Por que os filhos de Maomé, Moisés, Buda, Oxalá, Krishna,
os politeístas, os agnósticos, os ateus e até os adoradores de Satanás (que
pelos contraditórios preceitos divinos, também devem ser considerados filhos de
Deus), os quais dividem democrática e ecumenicamente o mesmo concorrido espaço
no Metrô, têm obrigação de saber que próximo à estação Sumaré está a tal
paróquia católica? Seria ela miraculosa ou teria alguma condição universal ou
supra-religiosa qualquer que a fizesse sobressair-se às demais? Ou talvez seja
parte de uma cruzada para catequizar à força os infiéis através da propagação
da palavra de Deus, extravasada dos templos e programas pagos de TV para
letreiros, placas e painéis públicos.
Outra possibilidade, mais plausível, é que alguém influente
tenha se aproveitado do cargo que ocupa ou ocupou no governo empossado por
quatro anos, e da autoridade que lhe foi conferida nesse período, para prestar
homenagem à santa madre, por alguma graça atendida.
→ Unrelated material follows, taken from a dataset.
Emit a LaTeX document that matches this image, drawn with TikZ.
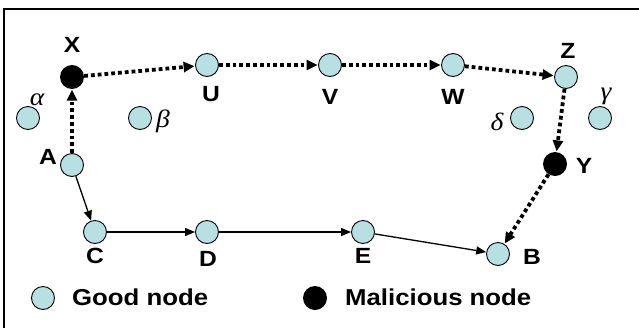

Esta manobra temporal eternizou-se já que nenhum político
com mandado posterior teria ou terá coragem de afrontar o santo nome estampado
e toda a comunidade religiosa que o reverencia, revertendo mundanamente a
mudança, por decreto, imortalizada.
Só assim posso entender por que o breve, despretensioso
e laico nome de Sumaré, que me parecia até então perfeito e suficiente para
batizar aquela estação tenha sido desbancado.
Sendo um país onde, em obediência a norma constitucional,
a liberdade de culto é democraticamente a todos facultada, os templos de
outras religiões terão o direito de reivindicar a adoção também de uma estação
de metrô. Mesmo dentro da própria igreja católica, talvez ecloda uma disputa
conciliar para fazer vingar esse ou aquele templo.
Para resolver essa pendenga sem provocar um cisma
urbano-eclesiástico, só inundando a cidade de estações de metrô para abarcar
todas as lícitas reivindicações que poderiam eclodir. Talvez seja uma rara
oportunidade para, não havendo recursos suficientes para triplicar a malha
metroviária, ao menos, triplicar o número de estações, reduzindo para uns
duzentos metros a distância média entre elas. Assim, haveria estações para
todos os gostos e credos, acolhendo a paridade e a disparidade religiosa.